Tunisia. Crisi istituzionale e politica tra democrazia, pandemia e flussi migratori

di Mariarita Cupersito

Resta alta la tensione in Tunisia a pochi giorni dal colpo di mano del presidente Kais Saied, che lo scorso 25 luglio ha sospeso per 30 giorni i lavori del Parlamento e destituito il primo ministro Hichem Mechichi del partito Ennahda, l’organizzazione islamica moderata al potere nel Paese dal 2011 dopo la cacciata del presidente Ben Ali in seguito alla Rivoluzione dei Gelsomini.
Saied ha ordinato un giro di vite sulla corruzione contro 460 uomini d’affari e un’indagine su presunti finanziamenti illegali ai partiti politici, minacciando “grandinate di pallottole” contro chi avesse intenzione di sparare un solo colpo contro le forze di sicurezza.
Nell’annunciare tali provvedimenti di emergenza, il presidente ha fatto riferimento all’articolo 80 della Costituzione del 2014 citandone tuttavia solo la prima parte, quella che lo autorizza ad adottare misure in caso di imminente minaccia alla sicurezza e all’indipendenza dello Stato. Ha agito autonomamente senza consultare nessuno, come prevede invece l’articolo in esame, e senza tener conto che la Corte costituzionale, menzionata sempre dall’articolo come garanzia per i diritti dei cittadini, è del tutto inesistente in quanto nessun Parlamento è riuscito a nominarla.
Il leader del partito e presidente del Parlamento, Rached Ghannouchi, ha contestato la legittimità delle azioni di Saied gridando al golpe e chiamando alla rivolta, ma il popolo del partito islamico non ha risposto all’appello. Per il partito di maggioranza, le cui sedi negli ultimi mesi sono state assalite da tunisini esasperati per le difficoltà economiche, si prospetta dunque una crisi senza precedenti.
Mentre le piazze sembrano continuare a sostenere in larga misura il presidente e condividere una scelta essenzialmente antidemocratica pur di creare le basi di una nuova repubblica, tali provvedimenti hanno di fatto gettato il Paese in un clima di forte incertezza, tra accuse di colpo di Stato, promesse di normalizzazione e il rischio di un’imminente guerra civile.
Il caos politico in Tunisia rischia di avere importanti ripercussioni sull’incremento del flusso migratorio verso i vari punti di approdo nel sud Italia, dove negli ultimi giorni gli arrivi di migranti si sono moltiplicati e le autorità locali hanno già chiesto al governo nuovi accordi con il Paese nordafricano. Secondo la stampa tunisina, migliaia di cittadini sarebbero pronti a lasciare il Paese e ad attraversare il Mediterraneo.
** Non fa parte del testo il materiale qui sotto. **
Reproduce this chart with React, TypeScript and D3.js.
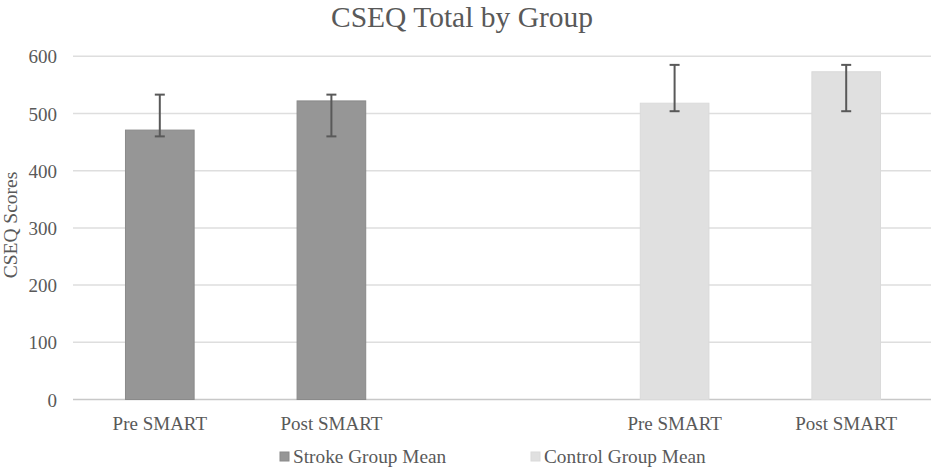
import * as d3 from 'd3';
import React from 'react';

// categories along the x axis (the middle one is an empty gap)
const categories = ['Pre SMART', 'Post SMART', '', 'Pre SMART ', 'Post SMART '];
const series = ['Stroke Group Mean', 'Control Group Mean'];
const seriesOf = [0, 0, -1, 1, 1];
const means = [471, 522, NaN, 518, 573];
const errLow = [460, 460, NaN, 504, 504];
const errHigh = [533, 533, NaN, 585, 585];
const yTicks = [0, 100, 200, 300, 400, 500, 600];

const W = 935;
const H = 469;
const FONT = 'Liberation Serif';
const colors = ['#969696', '#e0e0e0'];
const strokes = ['#8a8a8a', '#dadada'];

const App = () => {
	const x = d3.scaleBand().domain(categories).range([74, 932]).padding(0);
	const y = d3.scaleLinear().domain([0, 600]).range([399.5, 56.3]);
	const bw = x.bandwidth() * 0.4;

	return (
		<svg width={W} height={H} style={{ position: 'absolute', left: 0, top: 0, background: '#fff' }}>
			<text x={462} y={26.5} textAnchor="middle" fontSize={29.5} fontFamily={FONT} fill="#595959">
				CSEQ Total by Group
			</text>
			{yTicks.map((t) => (
				<g key={t}>
					<line x1={73} x2={931} y1={y(t)} y2={y(t)} stroke={t === 0 ? '#c8c8c8' : '#dedede'} strokeWidth={1.5} />
					<text x={57} y={y(t) + 7} textAnchor="end" fontSize={19} fontFamily={FONT} fill="#595959">
						{t}
					</text>
				</g>
			))}
			<text
				transform={`translate(17, 225) rotate(-90)`}
				textAnchor="middle"
				fontSize={19.5}
				fontFamily={FONT}
				fill="#595959"
			>
				CSEQ Scores
			</text>
			{categories.map((c, i) => {
				if (seriesOf[i] < 0) return null;
				const cx = (x(c) ?? 0) + x.bandwidth() / 2;
				const s = seriesOf[i];
				return (
					<g key={i}>
						<rect
							x={cx - bw / 2}
							y={y(means[i])}
							width={bw}
							height={y(0) - y(means[i])}
							fill={colors[s]}
							stroke={strokes[s]}
							strokeWidth={1}
						/>
						<line x1={cx} x2={cx} y1={y(errHigh[i])} y2={y(errLow[i])} stroke="#595959" strokeWidth={2} />
						<line x1={cx - 5} x2={cx + 5} y1={y(errHigh[i])} y2={y(errHigh[i])} stroke="#595959" strokeWidth={2} />
						<line x1={cx - 5} x2={cx + 5} y1={y(errLow[i])} y2={y(errLow[i])} stroke="#595959" strokeWidth={2} />
						<text x={cx} y={430} textAnchor="middle" fontSize={19} fontFamily={FONT} fill="#595959">
							{c.trim()}
						</text>
					</g>
				);
			})}
			{series.map((s, i) => {
				const lx = i === 0 ? 280 : 531;
				return (
					<g key={s}>
						<rect x={lx} y={452} width={9} height={9} fill={colors[i]} stroke={strokes[i]} />
						<text x={lx + 13} y={463} fontSize={19.3} fontFamily={FONT} fill="#595959">
							{s}
						</text>
					</g>
				);
			})}
		</svg>
	);
};

export default App;
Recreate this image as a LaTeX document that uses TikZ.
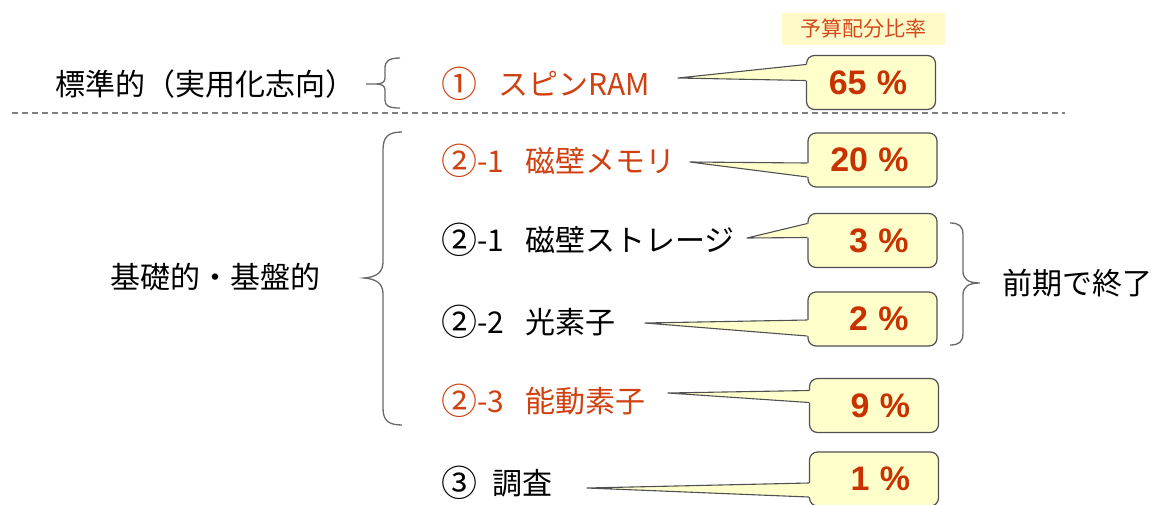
\documentclass[tikz,border=0pt]{standalone}
\usepackage{fontspec}
\usepackage{graphicx}
\setmainfont{Noto Sans CJK JP}
\newfontfamily\pctfont{Liberation Sans}
\usetikzlibrary{calc}
\definecolor{itemred}{RGB}{208,64,16}
\definecolor{pctred}{RGB}{200,50,0}
\definecolor{callfill}{RGB}{255,255,204}
\definecolor{callline}{RGB}{80,80,80}
\definecolor{bracegray}{RGB}{105,105,105}
\definecolor{labelfill}{RGB}{255,250,200}
\definecolor{labelred}{RGB}{210,74,30}
\newcommand\pct[1]{\makebox[72pt][r]{#1\hspace{0.3em}\%}}
\newcommand\cnum[1]{\raisebox{-0.07em}{\scalebox{1.2}{#1}}}
\newcommand\callwedge[4]{%
  \fill[callfill] (#1) -- ($(#2.west)+(0,#3)$) -- ($(#2.west)+(3,#3)$) -- ($(#2.west)+(3,#4)$) -- ($(#2.west)+(0,#4)$) -- cycle;
  \draw[wedgeline] ($(#2.west)+(0,#3)$) -- (#1) -- ($(#2.west)+(0,#4)$);}
\tikzset{
  pbox/.style={draw=callline, line width=1.2, fill=callfill, rounded corners=8,
    minimum width=129, minimum height=54, inner xsep=0, inner ysep=0,
    text=pctred, font=\pctfont\bfseries\fontsize{34}{38}\selectfont},
  wedgeline/.style={draw=callline, line width=1.1, line join=round},
  item/.style={anchor=west, inner sep=0, font=\fontsize{30}{36}\selectfont},
  reditem/.style={item, text=itemred},
  side/.style={anchor=west, inner sep=0, font=\fontsize{30}{36}\selectfont},
  bracestyle/.style={draw=bracegray, line width=1.3},
  toplabel/.style={fill=labelfill, minimum width=163, minimum height=32, inner sep=0,
    text=labelred, font=\fontsize{21}{24}\selectfont},
  sepline/.style={draw=gray, line width=1.6, dash pattern=on 6 off 4}
}
\begin{document}
\begin{tikzpicture}[x=1pt, y=-1pt]
\useasboundingbox (0,0) rectangle (1173,504);
\clip (0,0) rectangle (1173,504);

% header label
\node[toplabel] (hdr) at (863,29) {予算配分比率};

% separator
\draw[sepline] (12,113) -- (1065,113);

% left labels
\node[side] (std) at (55,84) {標準的（実用化志向）};
\node[side] (base) at (110,277) {基礎的・基盤的};
\node[side] (early) at (1002,283) {前期で終了};

% braces
\draw[bracestyle] (400,58) .. controls (389,58) and (385,61) .. (385,68) -- (385,78)
  .. controls (385,82) and (382,84) .. (376,84) -- (366,84) -- (376,84)
  .. controls (382,84) and (385,86) .. (385,90) -- (385,100)
  .. controls (385,106) and (389,108) .. (400,108);
\draw[bracestyle] (402,132) .. controls (388,132) and (383,137) .. (383,150) -- (383,262)
  .. controls (383,272) and (377,277) .. (364,278)
  .. controls (377,279) and (383,284) .. (383,294) -- (383,408)
  .. controls (383,420) and (388,425) .. (402,425);
\draw[bracestyle] (950,223) .. controls (959,223) and (963,226) .. (963,235) -- (963,271)
  .. controls (963,279) and (968,283) .. (980,283)
  .. controls (968,283) and (963,287) .. (963,295) -- (963,333)
  .. controls (963,342) and (959,345) .. (950,345);

% items
\node[reditem] (i1) at (441,84) {\cnum{①}\hspace{0.7em}スピンRAM};
\node[reditem] (i2) at (441,161) {\cnum{②}-1\hspace{0.7em}磁壁メモリ};
\node[item] (i3) at (441,240) {\cnum{②}-1\hspace{0.7em}磁壁ストレージ};
\node[item] (i4) at (441,322) {\cnum{②}-2\hspace{0.7em}光素子};
\node[reditem] (i5) at (441,401) {\cnum{②}-3\hspace{0.7em}能動素子};
\node[item] (i6) at (441,483) {\cnum{③}\hspace{0.5em}調査};

% callout boxes
\node[pbox] (p1) at (871,82.5) {\pct{65}};
\node[pbox] (p2) at (872.5,160) {\pct{20}};
\node[pbox] (p3) at (872.5,240.5) {\pct{3}};
\node[pbox] (p4) at (872.5,319) {\pct{2}};
\node[pbox] (p5) at (874,405.5) {\pct{9}};
\node[pbox] (p6) at (874,479) {\pct{1}};

% pointer tips
\coordinate (t1) at (678,78);
\coordinate (t2) at (690,162);
\coordinate (t3) at (747,238);
\coordinate (t4) at (645,323);
\coordinate (t5) at (668,393);
\coordinate (t6) at (587,488);

\callwedge{t1}{p1}{-18}{-2}
\callwedge{t2}{p2}{3}{17}
\callwedge{t3}{p3}{-17}{-3}
\callwedge{t4}{p4}{1}{17}
\callwedge{t5}{p5}{-15}{-3}
\callwedge{t6}{p6}{4}{18}
\end{tikzpicture}
\end{document}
In una telefonata di un’ora con Saied, il consigliere per la Sicurezza nazionale Usa, Jake Sullivan, ha espresso il suo sostegno alla “democrazia tunisina basata sui diritti fondamentali, su istituzioni forti e sull’impegno per lo Stato di diritto”, come riporta una dichiarazione della Casa Bianca. “La Tunisia deve ritrovare rapidamente la via della democrazia”, ha concluso Sullivan.
La pandemia da Covid-19 continua intanto a mettere a dura prova il Paese, che è attualmente il secondo al mondo per numero di morti per milione di abitanti. La comunità internazionale si è mossa a sostegno della Tunisia nella sua lotta al Covid e l’Italia è in prima fila tra i Paesi donatori, con cinque container di materiale sanitario, varie donazioni di ossigeno e un milione e mezzo di dosi di vaccino a inviate a Tunisi “come sostegno concreto ed immediato al popolo tunisino nel contrasto al Covid-19”, come riporta una nota della Farnesina.